Between about 55.5 and 52 million years ago, Earth experienced a series of sudden and extreme global warming events (hyperthermals) superimposed on a long-term warming trend. The first and largest of these events, the Palaeocene–Eocene Thermal Maximum (PETM), is characterized by a massive input of carbon, ocean acidification and an increase in global temperature of about 5 °C [9°F] within a few thousand years.

Thawing permafrost
So begins an article in the journal Nature that offers an unsettling explanation for one of the great climate mysteries: What caused the PETM?
The article’s title gives away the answer: “Past extreme warming events linked to massive carbon release from thawing permafrost” (subs. req’d).
The lead author, climate scientist Rob DeConto, explains in a news release:
“The standard hypothesis has been that the source of carbon was in the ocean, in the form of frozen methane gas in ocean-floor sediments,” DeConto says. “We are instead ascribing the carbon source to the continents, in polar latitudes where permafrost can store massive amounts of carbon that can be released as CO2 when the permafrost thaws.”

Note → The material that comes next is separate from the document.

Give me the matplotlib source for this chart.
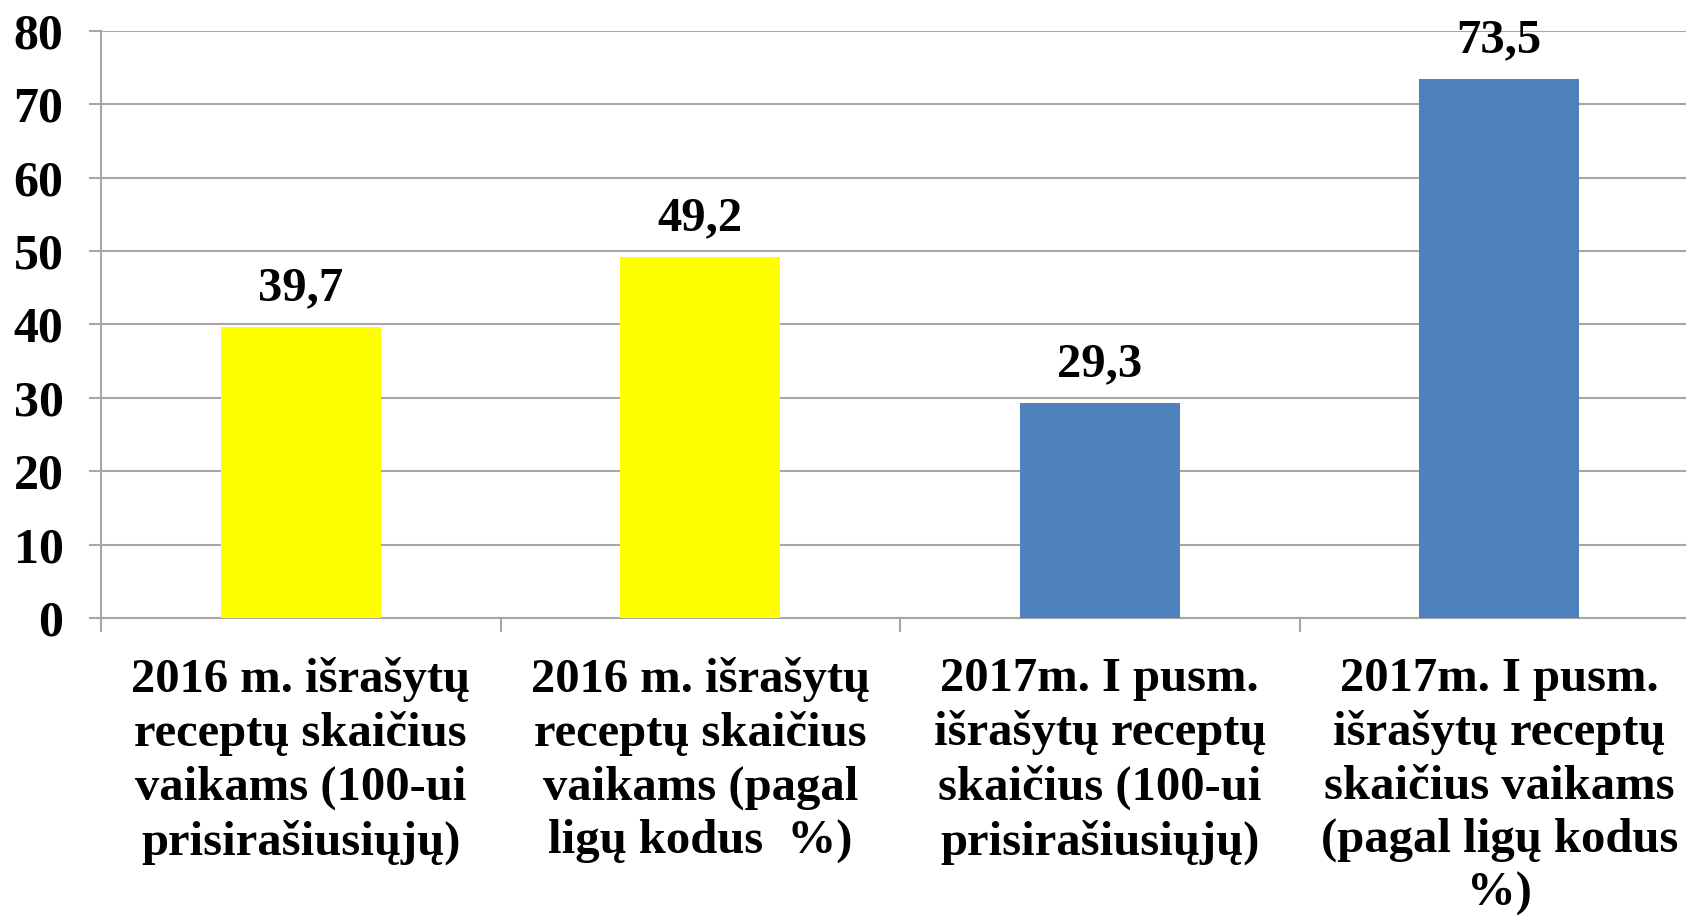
import numpy as np
import matplotlib
matplotlib.use("Agg")
import matplotlib.pyplot as plt

plt.rcParams['font.family'] = ['Liberation Serif', 'DejaVu Serif']
plt.rcParams['font.weight'] = 'bold'

categories = [
    "2016 m. išrašytų\nreceptų skaičius\nvaikams (100-ui\nprisirašiusiųjų)",
    "2016 m. išrašytų\nreceptų skaičius\nvaikams (pagal\nligų kodus  %)",
    "2017m. I pusm.\nišrašytų receptų\nskaičius (100-ui\nprisirašiusiųjų)",
    "2017m. I pusm.\nišrašytų receptų\nskaičius vaikams\n(pagal ligų kodus\n%)",
]
values = [39.7, 49.2, 29.3, 73.5]
colors = ["#FFFF00", "#FFFF00", "#4F81BD", "#4F81BD"]
yticks = [0, 10, 20, 30, 40, 50, 60, 70, 80]

grid_col = "#a6a6a6"

fig = plt.figure(figsize=(16.86, 9.21), dpi=100)
ax = fig.add_axes([101 / 1686, 303 / 921, 1598 / 1686, 587 / 921])

x = np.arange(len(values))
bars = ax.bar(x, values, width=0.4, color=colors, zorder=3)

for xi, v in zip(x, values):
    ax.annotate(f"{v:.1f}".replace('.', ','), (xi, v), xytext=(0, 12),
                textcoords='offset points', ha='center', va='bottom',
                fontsize=35, fontweight='bold')

ax.set_xlim(-0.5, len(values) - 0.5)
ax.set_ylim(0, 80)
ax.set_yticks(yticks)
ax.set_yticklabels([str(t) for t in yticks], fontsize=36, fontweight='bold')
ax.yaxis.grid(True, color=grid_col, linewidth=1.5, zorder=0)

# category boundaries as major ticks, labels at centres as minor ticks
ax.set_xticks(np.arange(len(values) + 1) - 0.5)
ax.set_xticklabels([])
ax.set_xticks(x, minor=True)
ax.set_xticklabels(categories, minor=True, fontsize=35, fontweight='bold',
                   linespacing=1.27, ha='center', va='top')
ax.tick_params(axis='x', which='major', length=10, width=1.5, color=grid_col)
ax.tick_params(axis='x', which='minor', length=0, pad=28)
ax.tick_params(axis='y', length=9, width=1.5, color=grid_col, pad=18)

for s in ['top', 'right']:
    ax.spines[s].set_visible(False)
for s in ['left', 'bottom']:
    ax.spines[s].set_color(grid_col)
    ax.spines[s].set_linewidth(1.5)

fig.savefig("out.png", dpi=100)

The new view is supported by calculations estimating interactions of variables such as greenhouse gas levels, changes in the Earth’s tilt and orbit, ancient distributions of vegetation, and carbon stored in rocks and in frozen soil.
While the amounts of carbon involved in the ancient soil-thaw scenarios was likely much greater than today, implications of the study appear dire for the long-term future as polar permafrost carbon deposits have begun to thaw due to burning fossil-fuels, DeConto adds. “Similar dynamics are at play today. Global warming is degrading permafrost in the north polar regions, thawing frozen organic matter, which will decay to release CO2 and methane into the atmosphere. This will only exacerbate future warming in a positive feedback loop.”

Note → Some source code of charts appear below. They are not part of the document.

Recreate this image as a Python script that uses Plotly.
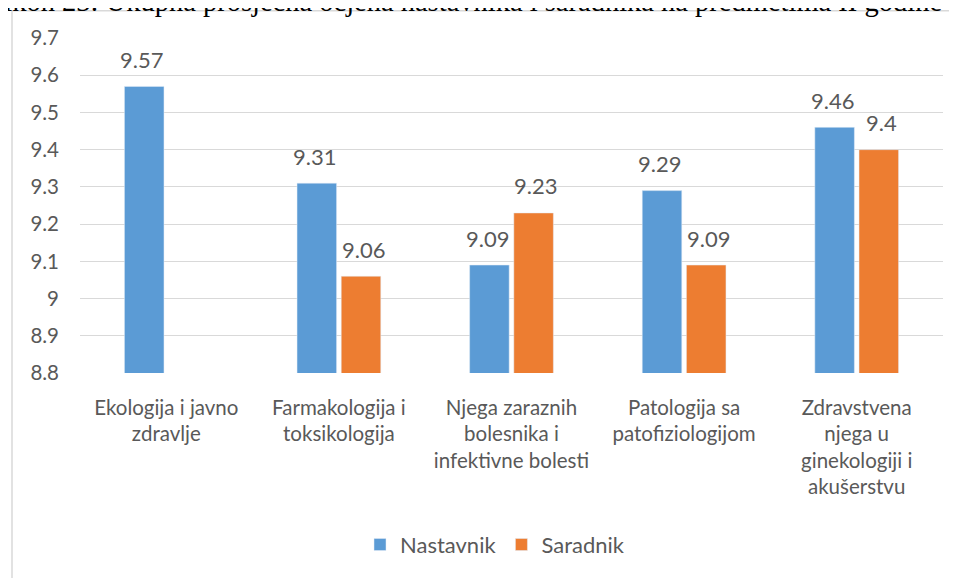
import plotly.graph_objects as go

categories = [
    "Ekologija i javno<br>zdravlje",
    "Farmakologija i<br>toksikologija",
    "Njega zaraznih<br>bolesnika i<br>infektivne bolesti",
    "Patologija sa<br>patofiziologijom",
    "Zdravstvena<br>njega u<br>ginekologiji i<br>akušerstvu",
]
nastavnik = [9.57, 9.31, 9.09, 9.29, 9.46]
saradnik = [None, 9.06, 9.23, 9.09, 9.40]
tick_vals = [8.8, 8.9, 9.0, 9.1, 9.2, 9.3, 9.4, 9.5, 9.6, 9.7]
tick_text = ["8.8", "8.9", "9", "9.1", "9.2", "9.3", "9.4", "9.5", "9.6", "9.7"]
title_text = "Grafikon 23: Ukupna prosječna ocjena nastavnika i saradnika na predmetima II godine Studija"

BLUE = "#5B9BD5"
ORANGE = "#ED7D31"
TXT = "#595959"
FONT = "Lato"

OFF = 8  # page body margin
W, H = 957 - OFF, 578 - OFF
L, R, T, B = 80 - OFF, 943 - OFF, 37.5 - OFF, 375 - OFF
PW, PH = R - L, B - T

def px_x(x):  # page pixel -> paper
    return (x - OFF - L) / PW

def px_y(y):
    return (B - (y - OFF)) / PH

fig = go.Figure()
fig.add_trace(go.Bar(name="Nastavnik", x=categories, y=nastavnik, marker_color=BLUE))
fig.add_trace(go.Bar(name="Saradnik", x=categories, y=saradnik, marker_color=ORANGE))

annotations = []
for series, shift in ((nastavnik, -24.4), (saradnik, 24.4)):
    for c, v in zip(categories, series):
        if v is None:
            continue
        annotations.append(dict(
            x=c, y=v, xref="x", yref="y", text=f"{v:g}", showarrow=False,
            xshift=shift, yshift=27, yanchor="middle",
            font=dict(family=FONT, size=22, color=TXT),
        ))

annotations.append(dict(
    x=px_x(-50), y=px_y(18.5), xref="paper", yref="paper", xanchor="left", yanchor="bottom",
    text=title_text, showarrow=False,
    font=dict(family="Liberation Serif", size=28.5, color="#000000"),
))

fig.update_layout(
    width=W, height=H,
    margin=dict(l=L, r=W - R, t=T, b=H - B, pad=0),
    paper_bgcolor="white", plot_bgcolor="white",
    barmode="group", bargap=0.488, bargroupgap=0.105,
    font=dict(family=FONT, size=21, color=TXT),
    showlegend=True,
    legend=dict(orientation="h", x=px_x(495), xanchor="center", y=px_y(548), yanchor="middle",
                font=dict(family=FONT, size=22, color=TXT), traceorder="normal"),
    annotations=annotations,
    shapes=[dict(type="rect", xref="paper", yref="paper",
                 x0=px_x(12), x1=px_x(990), y0=px_y(620), y1=px_y(10),
                 line=dict(color="#D9D9D9", width=1.5), layer="below")],
    xaxis=dict(showgrid=False, showline=False, ticks="", tickfont=dict(family=FONT, size=20.5, color=TXT),
               ticklabelstandoff=20),
    yaxis=dict(range=[8.8, 9.7], tickvals=tick_vals, ticktext=tick_text, showgrid=True,
               gridcolor="#D9D9D9", gridwidth=1.3, zeroline=False, showline=False, ticks="",
               tickfont=dict(family=FONT, size=20.5, color=TXT), ticklabelstandoff=20),
)

fig.write_html("out.html")
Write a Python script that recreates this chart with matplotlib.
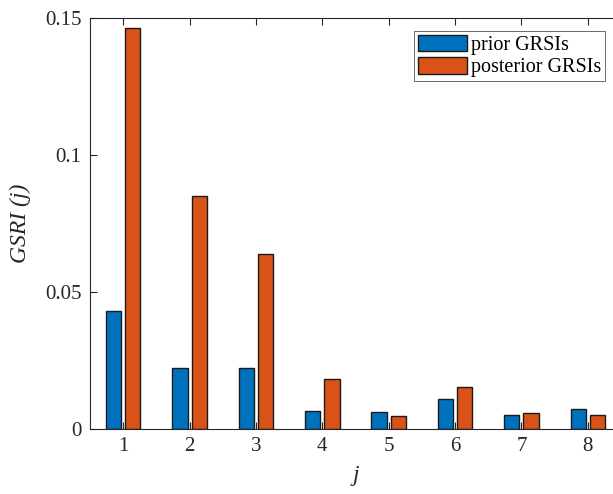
import matplotlib
matplotlib.use("Agg")
import matplotlib.pyplot as plt
import numpy as np

categories = [1, 2, 3, 4, 5, 6, 7, 8]
prior = [0.0431, 0.0221, 0.0223, 0.0065, 0.0062, 0.0110, 0.0051, 0.0072]
posterior = [0.1462, 0.0852, 0.0637, 0.0184, 0.0046, 0.0155, 0.0059, 0.0051]
yticks = [0, 0.05, 0.1, 0.15]
yticklabels = ["0", "0.05", "0.1", "0.15"]

plt.rcParams['font.family'] = ['Liberation Serif', 'DejaVu Serif']
fig = plt.figure(figsize=(6.13, 4.94), dpi=100)
ax = fig.add_axes([90/613, 65/494, 531/613, 411/494])

x = np.array(categories, dtype=float)
w = 0.23
off = 0.145
ax.bar(x - off, prior, width=w, color='#0072BD', edgecolor='#1a1a1a', linewidth=1.0, label='prior GRSIs')
ax.bar(x + off, posterior, width=w, color='#D95319', edgecolor='#1a1a1a', linewidth=1.0, label='posterior GRSIs')

ax.set_xlim(0.5, 8.5)
ax.set_ylim(0, 0.15)
ax.set_xticks(categories)
ax.set_xticklabels([str(c) for c in categories])
ax.set_yticks(yticks)
ax.set_yticklabels(yticklabels)
ax.tick_params(direction='in', length=5, width=0.8, labelsize=15, colors='#262626',
               top=True, right=True, pad=6)
for s in ax.spines.values():
    s.set_color('#262626')
    s.set_linewidth(0.8)

ax.set_xlabel('j', fontsize=17, style='italic', color='#262626', labelpad=6)
ax.set_ylabel('GSRI (j)', fontsize=17, style='italic', color='#262626', labelpad=10)

leg = ax.legend(loc='upper right', bbox_to_anchor=(605/613, 1 - 31/494), bbox_transform=fig.transFigure,
                fontsize=14.5, frameon=True, fancybox=False, handlelength=2.4, handleheight=0.85,
                borderpad=0.2, labelspacing=0.12, handletextpad=0.2, borderaxespad=0)
leg.get_frame().set_edgecolor('#262626')
leg.get_frame().set_linewidth(0.6)

fig.savefig('out.png', dpi=100)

Indeed, the recent scientific literature suggests that the permafrost is poised to be a major amplifying feedback if we are self-destructive enough to ignore yet another dire warning and stay anywhere near our current path of unrestricted carbon pollution:
- Nature: Climate Experts Warn Thawing Permafrost Could Cause 2.5 Times the Warming of Deforestation!
- NSIDC: Thawing permafrost feedback will turn Arctic from carbon sink to source in the 2020s, releasing 100 billion tons of carbon by 2100
A 2010 study found our oceans are acidifying 10 times faster today than 55 million years ago when a mass extinction of marine species occurred.

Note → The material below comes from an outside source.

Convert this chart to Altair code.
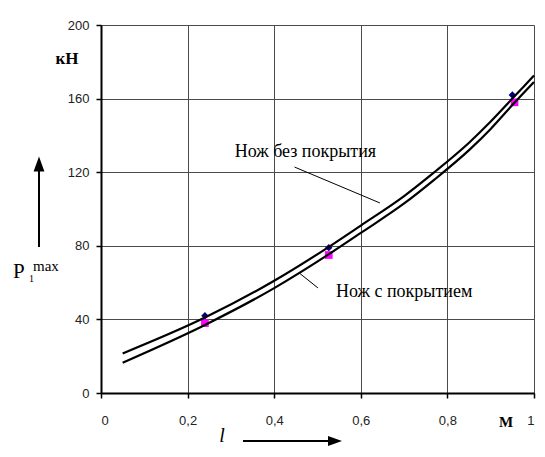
import altair as alt
import pandas as pd

# curve samples
x_upper = [0.05, 0.24, 0.40, 0.53, 0.60, 0.70, 0.77, 0.85, 0.90, 0.95, 1.00]
y_upper = [21.5, 41, 61, 80, 91, 107, 120, 136, 147.5, 160, 172.5]
x_lower = [0.05, 0.24, 0.40, 0.53, 0.60, 0.70, 0.77, 0.85, 0.90, 0.95, 1.00]
y_lower = [16.5, 37, 57, 76, 87, 103, 116, 132, 143.5, 156.5, 169]

# measured points
px_upper = [0.24, 0.526, 0.95]
py_upper = [42, 79, 162]
px_lower = [0.24, 0.526, 0.955]
py_lower = [38, 75, 158]

names = ["Нож без покрытия", "Нож с покрытием"]
x_ticks = [0, 0.2, 0.4, 0.6, 0.8, 1.0]
y_ticks = [0, 40, 80, 120, 160, 200]

lines = pd.DataFrame(
    [{"x": a, "y": b, "s": names[0]} for a, b in zip(x_upper, y_upper)]
    + [{"x": a, "y": b, "s": names[1]} for a, b in zip(x_lower, y_lower)]
)
pts_u = pd.DataFrame({"x": px_upper, "y": py_upper})
pts_l = pd.DataFrame({"x": px_lower, "y": py_lower})

# annotation texts and leaders (data coordinates)
ann = pd.DataFrame({
    "t": names,
    "x": [0.472, 0.70],
    "y": [128.5, 52.0],
})
leaders = pd.DataFrame({
    "x": [0.447, 0.458], "y": [122.8, 65.2],
    "x2": [0.644, 0.501], "y2": [103.3, 57.1],
})

xs = alt.Scale(domain=[0, 1], nice=False)
ys = alt.Scale(domain=[0, 200], nice=False)

x_axis = alt.Axis(values=x_ticks, title=None,
                  labelExpr="replace(format(datum.value, '~g'), '.', ',')")
y_axis = alt.Axis(values=y_ticks, title=None)

base_x = alt.X("x:Q", scale=xs, axis=x_axis)
base_y = alt.Y("y:Q", scale=ys, axis=y_axis)

m_u = alt.Chart(pts_u).mark_point(shape="diamond", filled=True, color="#000080",
                                  size=55, opacity=1).encode(x=base_x, y=base_y)
m_l = alt.Chart(pts_l).mark_square(color="#ff00ff", size=60, opacity=1).encode(
    x=alt.X("x:Q", scale=xs), y=alt.Y("y:Q", scale=ys))

curves = alt.Chart(lines).mark_line(interpolate="monotone", strokeWidth=2.2).encode(
    x=alt.X("x:Q", scale=xs), y=alt.Y("y:Q", scale=ys),
    detail="s:N", color=alt.value("black"))

lead = alt.Chart(leaders).mark_rule(color="black", strokeWidth=1).encode(
    x=alt.X("x:Q", scale=xs), y=alt.Y("y:Q", scale=ys), x2="x2:Q", y2="y2:Q")

txt = alt.Chart(ann).mark_text(font="Liberation Serif", fontSize=18, color="black",
                               baseline="alphabetic", align="center").encode(
    x=alt.X("x:Q", scale=xs), y=alt.Y("y:Q", scale=ys), text="t:N")

def label(text, x, y, size, weight="normal", style="normal", align="left",
          baseline="alphabetic"):
    return alt.Chart(pd.DataFrame({"t": [text]})).mark_text(
        font="Liberation Serif", fontSize=size, fontWeight=weight, fontStyle=style,
        align=align, baseline=baseline, color="black").encode(
        x=alt.value(x), y=alt.value(y), text="t:N")

kn = label("кН", -34, 39, 17, weight="bold", align="center")
m_unit = label("М", 405, 402, 15, weight="bold", align="center")
p_main = label("P", -88, 253, 21)
p_sub = label("1", -72, 257, 10)
p_sup = label("max", -68, 246, 15)
l_lbl = label("l", 121, 417, 20, style="italic", align="center")

up_shaft = alt.Chart(pd.DataFrame({"a": [0]})).mark_rule(color="black", strokeWidth=2).encode(
    x=alt.value(-62), y=alt.value(222), y2=alt.value(145))
up_head = alt.Chart(pd.DataFrame({"a": [0]})).mark_point(
    shape="M0,-1L0.72,1L-0.72,1Z", filled=True, color="black", size=225, opacity=1).encode(
    x=alt.value(-62), y=alt.value(139))
r_shaft = alt.Chart(pd.DataFrame({"a": [0]})).mark_rule(color="black", strokeWidth=2).encode(
    x=alt.value(142), x2=alt.value(228), y=alt.value(416))
r_head = alt.Chart(pd.DataFrame({"a": [0]})).mark_point(
    shape="M1,0L-1,-0.72L-1,0.72Z", filled=True, color="black", size=196, opacity=1).encode(
    x=alt.value(234), y=alt.value(416))

chart = alt.layer(
    m_u, m_l, curves, lead, txt, kn, m_unit, p_main, p_sub, p_sup, l_lbl,
    up_shaft, up_head, r_shaft, r_head
).properties(
    width=433, height=368,
    autosize=alt.AutoSizeParams(type="none"),
    padding={"left": 93, "top": 17, "right": 3, "bottom": 56},
    background="white",
).configure_view(strokeWidth=0).configure_axis(
    grid=True, gridColor="#4a4a4a", gridWidth=1, gridOpacity=1,
    domainColor="black", domainWidth=2,
    tickColor="black", tickSize=5, tickWidth=1.5,
    labelFont="Liberation Sans", labelFontSize=13, labelColor="#222",
).configure_axisY(labelPadding=7).configure_axisX(labelPadding=16)

chart.save("out.html", embed_options={"renderer": "svg", "actions": False})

In short, whatever we do, we don’t want to duplicate the conditions of the PETM. But, tragically, we are. Indeed, a 2011 study that found humans are releasing carbon to the atmosphere 10 times faster now than during the PETM. “Rather than the 20,000 years of the PETM which is long enough for ecological systems to adapt, carbon is now being released into the atmosphere at a rate 10 times faster,” one of the authors of that study explained. “It is possible that this is faster than ecosystems can adapt.”